There is generally a half-hourly daytime service to Manchester Piccadilly and Hadfield. This is increased to every 20 minutes in the morning and evening rush-hour periods. In order to increase the frequency with the same number of units in service, the peak hour timetable is altered so that there is no direct service to Hadfield in the a.m peak (passengers must change at Dinting) and afternoon Manchester services run via Hadfield instead of direct.

Trains operate hourly in the evenings and half-hourly on Sundays. When there is engineering work on Sundays, the replacement bus service only operates hourly.

A number of services to/from Manchester Piccadilly start or terminate at Glossop during the rush hour, early morning and late evening.

All passenger services are operated by Northern Trains, who use Class 323 EMUs.

| Preceding station |  | National Rail |  | Following station |
|---|---|---|---|---|
| Dinting |  | Northern TrainsGlossop line |  | Hadfield |

==Facilities==
Glossop station is the busiest on the line from Manchester Piccadilly (excluding Piccadilly itself). The ticket office is open seven days a week (Monday - Saturday 06:25 - 19:40, Sunday 10:00 - 17:30). Outside the station building, on Norfolk Street, is a small car park. The town's main bus stop and taxi rank are located 30 yards from the station entrance, on Henry Street. The former station hotel is now the George Hotel, located on the other side of Norfolk Street from the station. Also very close by are the Star and Norfolk Arms public houses.

On 2 September 2011 a £75,000 refurbishment of the station was officially opened with a new ticket office and waiting room. The waiting room features past photographs of the railway station and work by local Derbyshire artists.

Automatic ticket barriers are in operation at the station.

Train running details are offered via automated announcements, digital information displays and timetable posters. A payphone is also provided in the entrance hall.

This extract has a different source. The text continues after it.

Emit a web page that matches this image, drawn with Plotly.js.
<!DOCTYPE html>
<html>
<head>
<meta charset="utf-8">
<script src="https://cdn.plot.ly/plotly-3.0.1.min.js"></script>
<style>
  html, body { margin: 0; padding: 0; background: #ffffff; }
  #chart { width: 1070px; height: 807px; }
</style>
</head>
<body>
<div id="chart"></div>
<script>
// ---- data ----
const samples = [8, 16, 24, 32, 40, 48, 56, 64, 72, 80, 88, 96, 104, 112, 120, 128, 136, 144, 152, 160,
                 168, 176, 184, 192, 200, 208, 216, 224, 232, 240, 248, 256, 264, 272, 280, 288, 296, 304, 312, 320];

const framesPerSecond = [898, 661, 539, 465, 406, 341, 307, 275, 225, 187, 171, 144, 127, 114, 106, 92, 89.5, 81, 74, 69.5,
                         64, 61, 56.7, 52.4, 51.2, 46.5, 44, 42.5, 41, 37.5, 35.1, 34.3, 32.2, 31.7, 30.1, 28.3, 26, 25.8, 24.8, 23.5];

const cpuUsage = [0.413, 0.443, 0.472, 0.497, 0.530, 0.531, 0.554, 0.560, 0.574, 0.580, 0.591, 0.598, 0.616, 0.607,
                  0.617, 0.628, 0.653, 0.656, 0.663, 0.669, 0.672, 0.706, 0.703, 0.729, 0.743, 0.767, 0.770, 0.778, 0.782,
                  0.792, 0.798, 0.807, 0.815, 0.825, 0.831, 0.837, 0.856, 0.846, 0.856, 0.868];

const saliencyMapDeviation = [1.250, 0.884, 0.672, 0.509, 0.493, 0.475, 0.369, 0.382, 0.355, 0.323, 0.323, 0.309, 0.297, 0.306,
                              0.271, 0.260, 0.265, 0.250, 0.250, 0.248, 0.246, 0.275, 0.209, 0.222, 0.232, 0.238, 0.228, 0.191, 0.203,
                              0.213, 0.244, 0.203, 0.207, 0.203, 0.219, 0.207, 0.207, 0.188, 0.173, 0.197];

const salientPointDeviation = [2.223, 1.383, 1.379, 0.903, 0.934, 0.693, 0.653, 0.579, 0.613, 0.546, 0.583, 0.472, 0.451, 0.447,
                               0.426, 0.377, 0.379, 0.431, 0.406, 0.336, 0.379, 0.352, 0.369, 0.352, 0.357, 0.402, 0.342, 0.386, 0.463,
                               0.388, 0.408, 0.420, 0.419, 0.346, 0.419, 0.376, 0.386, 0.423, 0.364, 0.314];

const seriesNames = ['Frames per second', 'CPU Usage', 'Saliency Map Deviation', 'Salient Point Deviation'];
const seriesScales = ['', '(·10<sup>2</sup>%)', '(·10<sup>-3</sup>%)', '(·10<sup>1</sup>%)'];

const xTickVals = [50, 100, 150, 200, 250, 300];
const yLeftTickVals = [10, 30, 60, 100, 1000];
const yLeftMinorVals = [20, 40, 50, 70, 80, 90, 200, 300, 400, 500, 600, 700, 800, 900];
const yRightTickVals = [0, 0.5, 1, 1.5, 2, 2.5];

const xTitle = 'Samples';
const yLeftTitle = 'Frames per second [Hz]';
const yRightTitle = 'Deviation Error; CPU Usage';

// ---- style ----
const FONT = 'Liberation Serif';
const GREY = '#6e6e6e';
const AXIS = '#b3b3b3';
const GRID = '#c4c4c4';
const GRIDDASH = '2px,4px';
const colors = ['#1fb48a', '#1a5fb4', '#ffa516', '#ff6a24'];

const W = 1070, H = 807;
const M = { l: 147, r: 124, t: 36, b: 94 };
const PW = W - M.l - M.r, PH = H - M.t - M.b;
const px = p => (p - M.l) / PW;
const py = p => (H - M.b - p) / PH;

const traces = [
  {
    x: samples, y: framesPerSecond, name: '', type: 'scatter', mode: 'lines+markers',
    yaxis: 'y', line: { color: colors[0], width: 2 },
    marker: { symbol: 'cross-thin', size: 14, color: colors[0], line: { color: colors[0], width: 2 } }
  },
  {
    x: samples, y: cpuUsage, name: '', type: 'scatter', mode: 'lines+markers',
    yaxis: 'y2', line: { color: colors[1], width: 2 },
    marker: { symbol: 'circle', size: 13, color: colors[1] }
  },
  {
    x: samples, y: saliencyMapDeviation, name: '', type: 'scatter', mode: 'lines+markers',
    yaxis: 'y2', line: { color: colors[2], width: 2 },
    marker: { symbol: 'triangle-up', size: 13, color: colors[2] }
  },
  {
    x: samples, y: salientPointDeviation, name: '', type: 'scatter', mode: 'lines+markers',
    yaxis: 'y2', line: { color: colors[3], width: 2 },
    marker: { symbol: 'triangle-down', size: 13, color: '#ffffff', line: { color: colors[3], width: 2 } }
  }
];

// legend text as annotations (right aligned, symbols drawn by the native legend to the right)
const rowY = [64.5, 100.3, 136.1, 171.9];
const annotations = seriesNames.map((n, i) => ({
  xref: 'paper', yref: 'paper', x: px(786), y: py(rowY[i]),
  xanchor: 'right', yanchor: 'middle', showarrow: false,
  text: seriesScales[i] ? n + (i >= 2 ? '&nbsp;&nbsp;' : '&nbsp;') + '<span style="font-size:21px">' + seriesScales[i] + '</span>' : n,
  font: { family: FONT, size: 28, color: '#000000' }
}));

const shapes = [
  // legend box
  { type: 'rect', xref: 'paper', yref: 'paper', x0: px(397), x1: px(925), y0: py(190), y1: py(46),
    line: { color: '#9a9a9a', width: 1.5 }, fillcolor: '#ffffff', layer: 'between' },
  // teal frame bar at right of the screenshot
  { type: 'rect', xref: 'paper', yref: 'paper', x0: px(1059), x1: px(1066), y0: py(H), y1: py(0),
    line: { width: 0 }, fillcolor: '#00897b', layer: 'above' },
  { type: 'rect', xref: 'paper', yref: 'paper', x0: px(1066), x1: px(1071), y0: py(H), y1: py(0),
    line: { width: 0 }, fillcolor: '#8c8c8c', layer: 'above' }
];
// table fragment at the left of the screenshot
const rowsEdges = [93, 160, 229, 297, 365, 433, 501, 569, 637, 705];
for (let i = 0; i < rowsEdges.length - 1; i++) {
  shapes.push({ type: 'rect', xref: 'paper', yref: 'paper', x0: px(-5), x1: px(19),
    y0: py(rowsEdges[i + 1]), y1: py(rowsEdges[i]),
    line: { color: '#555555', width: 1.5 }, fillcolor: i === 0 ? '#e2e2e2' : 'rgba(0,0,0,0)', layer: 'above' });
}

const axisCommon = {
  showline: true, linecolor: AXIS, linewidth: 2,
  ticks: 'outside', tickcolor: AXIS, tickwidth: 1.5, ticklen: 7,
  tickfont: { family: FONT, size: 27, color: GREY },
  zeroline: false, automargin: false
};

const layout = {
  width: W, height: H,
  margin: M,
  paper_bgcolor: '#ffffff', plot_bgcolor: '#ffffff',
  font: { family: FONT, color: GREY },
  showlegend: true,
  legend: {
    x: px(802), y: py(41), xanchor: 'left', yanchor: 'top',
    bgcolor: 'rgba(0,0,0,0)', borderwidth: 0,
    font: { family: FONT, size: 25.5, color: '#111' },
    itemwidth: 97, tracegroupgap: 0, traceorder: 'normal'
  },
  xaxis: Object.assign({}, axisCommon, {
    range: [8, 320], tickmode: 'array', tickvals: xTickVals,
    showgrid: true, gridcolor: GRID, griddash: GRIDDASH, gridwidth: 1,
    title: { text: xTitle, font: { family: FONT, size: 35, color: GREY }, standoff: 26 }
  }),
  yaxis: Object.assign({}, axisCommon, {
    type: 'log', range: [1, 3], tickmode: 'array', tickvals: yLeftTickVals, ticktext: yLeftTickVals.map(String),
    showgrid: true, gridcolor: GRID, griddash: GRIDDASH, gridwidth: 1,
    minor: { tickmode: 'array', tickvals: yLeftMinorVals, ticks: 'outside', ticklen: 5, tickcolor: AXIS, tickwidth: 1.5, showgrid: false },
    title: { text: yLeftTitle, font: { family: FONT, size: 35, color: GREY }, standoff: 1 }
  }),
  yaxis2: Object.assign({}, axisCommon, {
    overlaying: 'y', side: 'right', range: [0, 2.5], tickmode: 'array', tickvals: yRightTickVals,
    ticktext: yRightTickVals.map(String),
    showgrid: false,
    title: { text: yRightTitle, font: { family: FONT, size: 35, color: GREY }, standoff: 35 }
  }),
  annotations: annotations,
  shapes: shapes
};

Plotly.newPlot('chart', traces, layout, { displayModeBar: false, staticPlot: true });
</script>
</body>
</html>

Level access is provided between the entrance ticket hall and platform.

==Friends of Glossop Station==
The Friends of Glossop Station (FOGS) was formed in 2002 as a splinter group of Glossop Environmental Trust (GET). They are an active station adoption group who have carried out a number of projects at the station, including creating a station garden, painting cast iron railings, holding 'Community Rail Days' and beautifying the station with hanging baskets, floral displays and redecorating.